JAKARTA, KOMPAS.com – Pada Agustus lalu, Presiden Joko Widodo akhirnya mengesahkan aturan perihal kendaraan listrik. Peraturan Presiden (Perpres) No. 55 Tahun 2019 menjadi payung hukum tentang percepatan program Kendaraan Bermotor Listrik (KBL).
Meski begitu, beragam pihak masih menantikan detil rancangan dari Perpres ini. Regulasi yang sudah dibuat bahkan disebut tak akan berjalan baik sebelum Indonesia dapat memproduksi sendiri baterai yang menjadi inti dari kendaraan listrik.
“Perpres No. 55 Tahun 2019 tidak akan jalan tanpa baterai, jantung dari kendaraan listrik adalah baterai,” ujar Peneliti Senior Badan Tenaga Nuklir Nasional (BATAN) Prof.
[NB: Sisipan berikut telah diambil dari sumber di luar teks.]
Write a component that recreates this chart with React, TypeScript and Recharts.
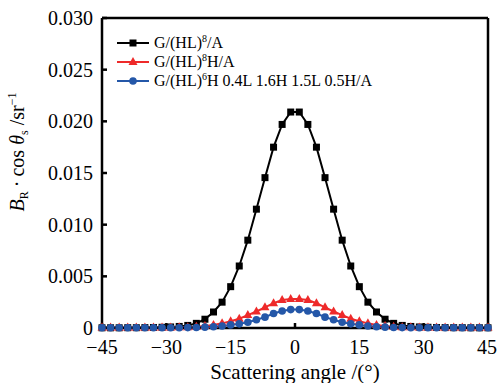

Evvy Kartini, pada Kamis (5/9/2019).
Ia mengatakan, baterai Lithium-ion tak hanya digunakan oleh kendaraan listrik saja. Tapi berbagai jenis transportasi ataupun industri juga dapat menggunakan jenis baterai ini.
Sehingga membangun pabrik baterai dianggap dapat memberikan dampak baik bagi banyak kalangan. “Kenapa harus pakai baterai Lithium-ion? Satu energi bersih, kedua hemat biayanya,” terangnya saat acara seminar IEMS 2019 di Balai Kartini, Jakarta Selatan.
Di samping itu, alasan pentingnya memproduksi baterai di dalam negeri adalah karena harganya yang masih cukup tinggi. Evvy berujar, sekitar 40 sampai 60 persen dari harga mobil listrik, merupakan harga baterainya.
“Bayangkan di Indonesia kita punya, kalau kita bisa, TKDN (Tingkat Kandungan Dalam Negeri) mobil listrik di sini akan tinggi sekali, nanti akan pengaruh ke harganya yang makin terjangkau juga,” pungkasnya.